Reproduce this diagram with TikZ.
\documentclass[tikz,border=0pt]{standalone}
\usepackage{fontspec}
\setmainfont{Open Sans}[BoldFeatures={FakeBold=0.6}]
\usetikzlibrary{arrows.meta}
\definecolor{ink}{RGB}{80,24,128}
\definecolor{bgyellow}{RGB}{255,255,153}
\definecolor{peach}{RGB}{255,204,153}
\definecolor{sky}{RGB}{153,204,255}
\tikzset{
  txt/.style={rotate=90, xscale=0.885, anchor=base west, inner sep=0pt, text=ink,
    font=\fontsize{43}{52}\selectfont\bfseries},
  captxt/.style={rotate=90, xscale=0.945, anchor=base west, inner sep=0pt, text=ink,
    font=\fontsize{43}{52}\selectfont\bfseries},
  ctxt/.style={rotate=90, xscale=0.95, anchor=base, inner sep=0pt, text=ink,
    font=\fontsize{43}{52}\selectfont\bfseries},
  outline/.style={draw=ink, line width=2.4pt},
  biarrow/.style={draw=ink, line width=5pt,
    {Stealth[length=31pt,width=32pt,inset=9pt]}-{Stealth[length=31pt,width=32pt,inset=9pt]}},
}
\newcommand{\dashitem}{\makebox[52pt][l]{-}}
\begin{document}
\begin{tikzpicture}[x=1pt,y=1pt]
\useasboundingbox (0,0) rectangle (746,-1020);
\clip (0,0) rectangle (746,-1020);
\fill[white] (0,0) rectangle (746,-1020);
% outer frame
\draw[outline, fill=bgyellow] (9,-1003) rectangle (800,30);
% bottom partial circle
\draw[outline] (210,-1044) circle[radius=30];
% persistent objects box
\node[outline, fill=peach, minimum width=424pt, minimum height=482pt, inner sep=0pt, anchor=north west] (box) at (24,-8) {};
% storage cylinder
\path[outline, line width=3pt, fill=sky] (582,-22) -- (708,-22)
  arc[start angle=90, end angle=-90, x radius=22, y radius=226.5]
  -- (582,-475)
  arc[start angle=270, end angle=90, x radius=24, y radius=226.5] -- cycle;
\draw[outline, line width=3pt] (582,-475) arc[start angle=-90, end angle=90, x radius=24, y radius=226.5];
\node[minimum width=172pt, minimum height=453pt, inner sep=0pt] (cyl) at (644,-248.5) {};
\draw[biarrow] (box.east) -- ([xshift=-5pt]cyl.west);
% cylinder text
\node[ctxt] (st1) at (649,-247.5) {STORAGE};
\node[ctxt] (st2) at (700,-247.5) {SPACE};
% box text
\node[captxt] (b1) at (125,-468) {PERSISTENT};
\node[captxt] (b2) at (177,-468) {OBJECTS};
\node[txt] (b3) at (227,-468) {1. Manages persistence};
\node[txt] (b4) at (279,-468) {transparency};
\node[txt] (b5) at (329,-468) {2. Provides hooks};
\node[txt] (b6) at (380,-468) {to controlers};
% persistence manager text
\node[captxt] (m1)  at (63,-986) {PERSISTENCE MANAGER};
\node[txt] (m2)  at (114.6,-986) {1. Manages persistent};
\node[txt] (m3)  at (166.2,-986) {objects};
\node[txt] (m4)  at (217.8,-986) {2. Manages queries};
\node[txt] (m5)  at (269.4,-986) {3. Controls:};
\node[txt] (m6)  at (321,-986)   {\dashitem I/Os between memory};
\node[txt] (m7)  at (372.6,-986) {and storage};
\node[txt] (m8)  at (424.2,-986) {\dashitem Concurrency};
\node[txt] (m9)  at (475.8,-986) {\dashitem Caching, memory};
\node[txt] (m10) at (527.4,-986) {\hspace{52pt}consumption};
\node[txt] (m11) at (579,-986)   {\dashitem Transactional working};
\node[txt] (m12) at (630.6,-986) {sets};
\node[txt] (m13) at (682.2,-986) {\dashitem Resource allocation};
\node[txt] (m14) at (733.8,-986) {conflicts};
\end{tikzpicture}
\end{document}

________________________

- [WHAT THE TASK REQUIRES] Reproduce the data in full, exactly as presented.

- [REPLY]
Reproduce this diagram with TikZ.
\documentclass[tikz,border=0pt]{standalone}
\usepackage{fontspec}
\setmainfont{Open Sans}[BoldFeatures={FakeBold=0.6}]
\usetikzlibrary{arrows.meta}
\definecolor{ink}{RGB}{80,24,128}
\definecolor{bgyellow}{RGB}{255,255,153}
\definecolor{peach}{RGB}{255,204,153}
\definecolor{sky}{RGB}{153,204,255}
\tikzset{
  txt/.style={rotate=90, xscale=0.885, anchor=base west, inner sep=0pt, text=ink,
    font=\fontsize{43}{52}\selectfont\bfseries},
  captxt/.style={rotate=90, xscale=0.945, anchor=base west, inner sep=0pt, text=ink,
    font=\fontsize{43}{52}\selectfont\bfseries},
  ctxt/.style={rotate=90, xscale=0.95, anchor=base, inner sep=0pt, text=ink,
    font=\fontsize{43}{52}\selectfont\bfseries},
  outline/.style={draw=ink, line width=2.4pt},
  biarrow/.style={draw=ink, line width=5pt,
    {Stealth[length=31pt,width=32pt,inset=9pt]}-{Stealth[length=31pt,width=32pt,inset=9pt]}},
}
\newcommand{\dashitem}{\makebox[52pt][l]{-}}
\begin{document}
\begin{tikzpicture}[x=1pt,y=1pt]
\useasboundingbox (0,0) rectangle (746,-1020);
\clip (0,0) rectangle (746,-1020);
\fill[white] (0,0) rectangle (746,-1020);
% outer frame
\draw[outline, fill=bgyellow] (9,-1003) rectangle (800,30);
% bottom partial circle
\draw[outline] (210,-1044) circle[radius=30];
% persistent objects box
\node[outline, fill=peach, minimum width=424pt, minimum height=482pt, inner sep=0pt, anchor=north west] (box) at (24,-8) {};
% storage cylinder
\path[outline, line width=3pt, fill=sky] (582,-22) -- (708,-22)
  arc[start angle=90, end angle=-90, x radius=22, y radius=226.5]
  -- (582,-475)
  arc[start angle=270, end angle=90, x radius=24, y radius=226.5] -- cycle;
\draw[outline, line width=3pt] (582,-475) arc[start angle=-90, end angle=90, x radius=24, y radius=226.5];
\node[minimum width=172pt, minimum height=453pt, inner sep=0pt] (cyl) at (644,-248.5) {};
\draw[biarrow] (box.east) -- ([xshift=-5pt]cyl.west);
% cylinder text
\node[ctxt] (st1) at (649,-247.5) {STORAGE};
\node[ctxt] (st2) at (700,-247.5) {SPACE};
% box text
\node[captxt] (b1) at (125,-468) {PERSISTENT};
\node[captxt] (b2) at (177,-468) {OBJECTS};
\node[txt] (b3) at (227,-468) {1. Manages persistence};
\node[txt] (b4) at (279,-468) {transparency};
\node[txt] (b5) at (329,-468) {2. Provides hooks};
\node[txt] (b6) at (380,-468) {to controlers};
% persistence manager text
\node[captxt] (m1)  at (63,-986) {PERSISTENCE MANAGER};
\node[txt] (m2)  at (114.6,-986) {1. Manages persistent};
\node[txt] (m3)  at (166.2,-986) {objects};
\node[txt] (m4)  at (217.8,-986) {2. Manages queries};
\node[txt] (m5)  at (269.4,-986) {3. Controls:};
\node[txt] (m6)  at (321,-986)   {\dashitem I/Os between memory};
\node[txt] (m7)  at (372.6,-986) {and storage};
\node[txt] (m8)  at (424.2,-986) {\dashitem Concurrency};
\node[txt] (m9)  at (475.8,-986) {\dashitem Caching, memory};
\node[txt] (m10) at (527.4,-986) {\hspace{52pt}consumption};
\node[txt] (m11) at (579,-986)   {\dashitem Transactional working};
\node[txt] (m12) at (630.6,-986) {sets};
\node[txt] (m13) at (682.2,-986) {\dashitem Resource allocation};
\node[txt] (m14) at (733.8,-986) {conflicts};
\end{tikzpicture}
\end{document}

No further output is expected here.